REQUEST: Repeat the records exactly. Every line must match.

>> begin

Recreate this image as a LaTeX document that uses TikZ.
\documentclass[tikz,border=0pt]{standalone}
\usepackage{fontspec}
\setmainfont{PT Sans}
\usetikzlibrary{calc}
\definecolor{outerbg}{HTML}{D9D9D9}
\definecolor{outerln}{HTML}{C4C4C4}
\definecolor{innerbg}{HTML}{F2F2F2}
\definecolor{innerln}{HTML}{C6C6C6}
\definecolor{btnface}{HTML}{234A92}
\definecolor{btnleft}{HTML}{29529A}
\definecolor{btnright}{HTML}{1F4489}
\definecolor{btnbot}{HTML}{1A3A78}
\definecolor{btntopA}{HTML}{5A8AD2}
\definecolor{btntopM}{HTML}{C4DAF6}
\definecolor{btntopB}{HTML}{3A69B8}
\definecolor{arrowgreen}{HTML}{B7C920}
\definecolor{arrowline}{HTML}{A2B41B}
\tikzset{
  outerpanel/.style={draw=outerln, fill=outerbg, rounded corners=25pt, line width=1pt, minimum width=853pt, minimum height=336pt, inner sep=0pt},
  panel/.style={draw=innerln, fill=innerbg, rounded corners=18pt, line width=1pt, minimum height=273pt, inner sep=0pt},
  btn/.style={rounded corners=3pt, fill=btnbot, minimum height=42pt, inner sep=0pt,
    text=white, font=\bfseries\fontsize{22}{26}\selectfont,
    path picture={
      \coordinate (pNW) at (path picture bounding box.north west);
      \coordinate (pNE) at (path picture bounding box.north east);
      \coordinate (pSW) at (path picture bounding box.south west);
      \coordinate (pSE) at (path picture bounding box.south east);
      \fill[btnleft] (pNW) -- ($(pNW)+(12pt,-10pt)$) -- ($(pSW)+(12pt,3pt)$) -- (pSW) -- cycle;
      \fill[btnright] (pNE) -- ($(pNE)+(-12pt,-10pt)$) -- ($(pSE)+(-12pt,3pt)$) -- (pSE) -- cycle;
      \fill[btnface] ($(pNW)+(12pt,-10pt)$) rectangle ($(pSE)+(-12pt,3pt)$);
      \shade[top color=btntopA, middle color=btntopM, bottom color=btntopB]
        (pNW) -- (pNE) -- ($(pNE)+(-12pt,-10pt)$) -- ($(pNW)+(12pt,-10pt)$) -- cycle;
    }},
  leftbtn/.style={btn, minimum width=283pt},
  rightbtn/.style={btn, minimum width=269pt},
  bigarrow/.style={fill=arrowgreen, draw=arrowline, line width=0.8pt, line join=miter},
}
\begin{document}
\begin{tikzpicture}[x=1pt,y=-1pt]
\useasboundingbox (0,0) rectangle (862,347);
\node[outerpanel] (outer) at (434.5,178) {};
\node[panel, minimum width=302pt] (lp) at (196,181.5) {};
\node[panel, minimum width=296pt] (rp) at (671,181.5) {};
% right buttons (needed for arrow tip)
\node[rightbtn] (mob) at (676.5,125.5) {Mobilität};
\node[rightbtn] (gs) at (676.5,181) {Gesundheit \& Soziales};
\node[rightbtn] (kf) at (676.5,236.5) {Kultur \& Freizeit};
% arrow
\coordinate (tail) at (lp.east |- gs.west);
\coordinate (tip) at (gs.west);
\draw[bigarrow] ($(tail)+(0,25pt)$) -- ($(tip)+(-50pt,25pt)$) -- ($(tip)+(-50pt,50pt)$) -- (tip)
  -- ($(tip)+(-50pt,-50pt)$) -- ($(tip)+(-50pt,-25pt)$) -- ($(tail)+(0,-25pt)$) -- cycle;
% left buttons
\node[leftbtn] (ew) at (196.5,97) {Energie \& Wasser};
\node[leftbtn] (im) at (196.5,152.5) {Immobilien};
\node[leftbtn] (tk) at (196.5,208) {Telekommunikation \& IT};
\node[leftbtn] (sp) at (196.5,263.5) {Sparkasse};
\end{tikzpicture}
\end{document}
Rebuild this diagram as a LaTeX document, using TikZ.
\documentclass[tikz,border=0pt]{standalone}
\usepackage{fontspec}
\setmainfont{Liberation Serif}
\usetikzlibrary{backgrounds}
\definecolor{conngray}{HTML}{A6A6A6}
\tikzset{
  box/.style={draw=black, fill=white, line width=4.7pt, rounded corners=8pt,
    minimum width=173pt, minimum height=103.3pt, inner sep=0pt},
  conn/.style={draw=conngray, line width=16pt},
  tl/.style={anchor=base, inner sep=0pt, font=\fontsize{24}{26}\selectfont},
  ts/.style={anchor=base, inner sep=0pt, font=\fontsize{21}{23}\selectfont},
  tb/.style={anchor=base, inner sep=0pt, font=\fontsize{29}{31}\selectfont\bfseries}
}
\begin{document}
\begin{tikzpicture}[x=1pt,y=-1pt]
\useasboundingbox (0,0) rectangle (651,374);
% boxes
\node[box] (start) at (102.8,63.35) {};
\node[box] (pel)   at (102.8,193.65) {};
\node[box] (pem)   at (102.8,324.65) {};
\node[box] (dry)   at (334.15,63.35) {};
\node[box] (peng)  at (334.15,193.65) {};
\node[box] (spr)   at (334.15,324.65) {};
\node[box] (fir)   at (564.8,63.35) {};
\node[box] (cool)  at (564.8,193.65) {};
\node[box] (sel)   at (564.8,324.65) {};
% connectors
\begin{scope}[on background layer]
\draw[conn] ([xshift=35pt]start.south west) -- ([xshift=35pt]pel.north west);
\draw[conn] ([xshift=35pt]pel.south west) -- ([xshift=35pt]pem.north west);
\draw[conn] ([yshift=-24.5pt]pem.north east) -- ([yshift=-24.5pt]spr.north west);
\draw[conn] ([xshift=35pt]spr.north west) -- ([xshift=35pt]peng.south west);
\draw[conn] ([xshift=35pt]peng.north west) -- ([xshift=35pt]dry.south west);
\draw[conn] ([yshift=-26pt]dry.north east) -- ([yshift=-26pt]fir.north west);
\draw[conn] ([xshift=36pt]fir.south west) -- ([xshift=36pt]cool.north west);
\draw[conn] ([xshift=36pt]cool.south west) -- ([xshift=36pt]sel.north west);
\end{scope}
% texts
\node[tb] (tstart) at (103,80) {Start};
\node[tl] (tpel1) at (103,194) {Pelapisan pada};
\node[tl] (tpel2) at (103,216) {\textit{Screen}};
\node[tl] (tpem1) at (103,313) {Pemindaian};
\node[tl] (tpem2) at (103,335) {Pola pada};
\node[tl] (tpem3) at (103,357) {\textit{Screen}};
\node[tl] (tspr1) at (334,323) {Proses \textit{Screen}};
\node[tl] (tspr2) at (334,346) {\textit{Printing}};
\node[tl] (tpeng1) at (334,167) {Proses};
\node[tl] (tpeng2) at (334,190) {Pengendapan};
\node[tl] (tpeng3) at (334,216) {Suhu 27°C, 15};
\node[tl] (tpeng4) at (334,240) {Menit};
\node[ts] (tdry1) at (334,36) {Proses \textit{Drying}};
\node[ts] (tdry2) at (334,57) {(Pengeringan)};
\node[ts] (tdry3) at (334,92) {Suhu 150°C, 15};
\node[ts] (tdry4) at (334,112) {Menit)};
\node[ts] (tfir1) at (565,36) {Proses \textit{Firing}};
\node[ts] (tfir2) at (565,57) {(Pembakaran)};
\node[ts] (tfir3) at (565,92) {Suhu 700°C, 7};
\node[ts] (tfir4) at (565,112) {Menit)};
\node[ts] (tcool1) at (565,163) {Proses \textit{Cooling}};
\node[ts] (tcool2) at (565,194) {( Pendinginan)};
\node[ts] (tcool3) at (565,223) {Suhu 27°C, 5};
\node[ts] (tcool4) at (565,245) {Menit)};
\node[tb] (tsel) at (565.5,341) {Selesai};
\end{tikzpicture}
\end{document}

>> end

EXERCISE OUTPUT:
Recreate this image as a LaTeX document that uses TikZ.
\documentclass[tikz,border=0pt]{standalone}
\usepackage{fontspec}
\setmainfont{PT Sans}
\usetikzlibrary{calc}
\definecolor{outerbg}{HTML}{D9D9D9}
\definecolor{outerln}{HTML}{C4C4C4}
\definecolor{innerbg}{HTML}{F2F2F2}
\definecolor{innerln}{HTML}{C6C6C6}
\definecolor{btnface}{HTML}{234A92}
\definecolor{btnleft}{HTML}{29529A}
\definecolor{btnright}{HTML}{1F4489}
\definecolor{btnbot}{HTML}{1A3A78}
\definecolor{btntopA}{HTML}{5A8AD2}
\definecolor{btntopM}{HTML}{C4DAF6}
\definecolor{btntopB}{HTML}{3A69B8}
\definecolor{arrowgreen}{HTML}{B7C920}
\definecolor{arrowline}{HTML}{A2B41B}
\tikzset{
  outerpanel/.style={draw=outerln, fill=outerbg, rounded corners=25pt, line width=1pt, minimum width=853pt, minimum height=336pt, inner sep=0pt},
  panel/.style={draw=innerln, fill=innerbg, rounded corners=18pt, line width=1pt, minimum height=273pt, inner sep=0pt},
  btn/.style={rounded corners=3pt, fill=btnbot, minimum height=42pt, inner sep=0pt,
    text=white, font=\bfseries\fontsize{22}{26}\selectfont,
    path picture={
      \coordinate (pNW) at (path picture bounding box.north west);
      \coordinate (pNE) at (path picture bounding box.north east);
      \coordinate (pSW) at (path picture bounding box.south west);
      \coordinate (pSE) at (path picture bounding box.south east);
      \fill[btnleft] (pNW) -- ($(pNW)+(12pt,-10pt)$) -- ($(pSW)+(12pt,3pt)$) -- (pSW) -- cycle;
      \fill[btnright] (pNE) -- ($(pNE)+(-12pt,-10pt)$) -- ($(pSE)+(-12pt,3pt)$) -- (pSE) -- cycle;
      \fill[btnface] ($(pNW)+(12pt,-10pt)$) rectangle ($(pSE)+(-12pt,3pt)$);
      \shade[top color=btntopA, middle color=btntopM, bottom color=btntopB]
        (pNW) -- (pNE) -- ($(pNE)+(-12pt,-10pt)$) -- ($(pNW)+(12pt,-10pt)$) -- cycle;
    }},
  leftbtn/.style={btn, minimum width=283pt},
  rightbtn/.style={btn, minimum width=269pt},
  bigarrow/.style={fill=arrowgreen, draw=arrowline, line width=0.8pt, line join=miter},
}
\begin{document}
\begin{tikzpicture}[x=1pt,y=-1pt]
\useasboundingbox (0,0) rectangle (862,347);
\node[outerpanel] (outer) at (434.5,178) {};
\node[panel, minimum width=302pt] (lp) at (196,181.5) {};
\node[panel, minimum width=296pt] (rp) at (671,181.5) {};
% right buttons (needed for arrow tip)
\node[rightbtn] (mob) at (676.5,125.5) {Mobilität};
\node[rightbtn] (gs) at (676.5,181) {Gesundheit \& Soziales};
\node[rightbtn] (kf) at (676.5,236.5) {Kultur \& Freizeit};
% arrow
\coordinate (tail) at (lp.east |- gs.west);
\coordinate (tip) at (gs.west);
\draw[bigarrow] ($(tail)+(0,25pt)$) -- ($(tip)+(-50pt,25pt)$) -- ($(tip)+(-50pt,50pt)$) -- (tip)
  -- ($(tip)+(-50pt,-50pt)$) -- ($(tip)+(-50pt,-25pt)$) -- ($(tail)+(0,-25pt)$) -- cycle;
% left buttons
\node[leftbtn] (ew) at (196.5,97) {Energie \& Wasser};
\node[leftbtn] (im) at (196.5,152.5) {Immobilien};
\node[leftbtn] (tk) at (196.5,208) {Telekommunikation \& IT};
\node[leftbtn] (sp) at (196.5,263.5) {Sparkasse};
\end{tikzpicture}
\end{document}
Rebuild this diagram as a LaTeX document, using TikZ.
\documentclass[tikz,border=0pt]{standalone}
\usepackage{fontspec}
\setmainfont{Liberation Serif}
\usetikzlibrary{backgrounds}
\definecolor{conngray}{HTML}{A6A6A6}
\tikzset{
  box/.style={draw=black, fill=white, line width=4.7pt, rounded corners=8pt,
    minimum width=173pt, minimum height=103.3pt, inner sep=0pt},
  conn/.style={draw=conngray, line width=16pt},
  tl/.style={anchor=base, inner sep=0pt, font=\fontsize{24}{26}\selectfont},
  ts/.style={anchor=base, inner sep=0pt, font=\fontsize{21}{23}\selectfont},
  tb/.style={anchor=base, inner sep=0pt, font=\fontsize{29}{31}\selectfont\bfseries}
}
\begin{document}
\begin{tikzpicture}[x=1pt,y=-1pt]
\useasboundingbox (0,0) rectangle (651,374);
% boxes
\node[box] (start) at (102.8,63.35) {};
\node[box] (pel)   at (102.8,193.65) {};
\node[box] (pem)   at (102.8,324.65) {};
\node[box] (dry)   at (334.15,63.35) {};
\node[box] (peng)  at (334.15,193.65) {};
\node[box] (spr)   at (334.15,324.65) {};
\node[box] (fir)   at (564.8,63.35) {};
\node[box] (cool)  at (564.8,193.65) {};
\node[box] (sel)   at (564.8,324.65) {};
% connectors
\begin{scope}[on background layer]
\draw[conn] ([xshift=35pt]start.south west) -- ([xshift=35pt]pel.north west);
\draw[conn] ([xshift=35pt]pel.south west) -- ([xshift=35pt]pem.north west);
\draw[conn] ([yshift=-24.5pt]pem.north east) -- ([yshift=-24.5pt]spr.north west);
\draw[conn] ([xshift=35pt]spr.north west) -- ([xshift=35pt]peng.south west);
\draw[conn] ([xshift=35pt]peng.north west) -- ([xshift=35pt]dry.south west);
\draw[conn] ([yshift=-26pt]dry.north east) -- ([yshift=-26pt]fir.north west);
\draw[conn] ([xshift=36pt]fir.south west) -- ([xshift=36pt]cool.north west);
\draw[conn] ([xshift=36pt]cool.south west) -- ([xshift=36pt]sel.north west);
\end{scope}
% texts
\node[tb] (tstart) at (103,80) {Start};
\node[tl] (tpel1) at (103,194) {Pelapisan pada};
\node[tl] (tpel2) at (103,216) {\textit{Screen}};
\node[tl] (tpem1) at (103,313) {Pemindaian};
\node[tl] (tpem2) at (103,335) {Pola pada};
\node[tl] (tpem3) at (103,357) {\textit{Screen}};
\node[tl] (tspr1) at (334,323) {Proses \textit{Screen}};
\node[tl] (tspr2) at (334,346) {\textit{Printing}};
\node[tl] (tpeng1) at (334,167) {Proses};
\node[tl] (tpeng2) at (334,190) {Pengendapan};
\node[tl] (tpeng3) at (334,216) {Suhu 27°C, 15};
\node[tl] (tpeng4) at (334,240) {Menit};
\node[ts] (tdry1) at (334,36) {Proses \textit{Drying}};
\node[ts] (tdry2) at (334,57) {(Pengeringan)};
\node[ts] (tdry3) at (334,92) {Suhu 150°C, 15};
\node[ts] (tdry4) at (334,112) {Menit)};
\node[ts] (tfir1) at (565,36) {Proses \textit{Firing}};
\node[ts] (tfir2) at (565,57) {(Pembakaran)};
\node[ts] (tfir3) at (565,92) {Suhu 700°C, 7};
\node[ts] (tfir4) at (565,112) {Menit)};
\node[ts] (tcool1) at (565,163) {Proses \textit{Cooling}};
\node[ts] (tcool2) at (565,194) {( Pendinginan)};
\node[ts] (tcool3) at (565,223) {Suhu 27°C, 5};
\node[ts] (tcool4) at (565,245) {Menit)};
\node[tb] (tsel) at (565.5,341) {Selesai};
\end{tikzpicture}
\end{document}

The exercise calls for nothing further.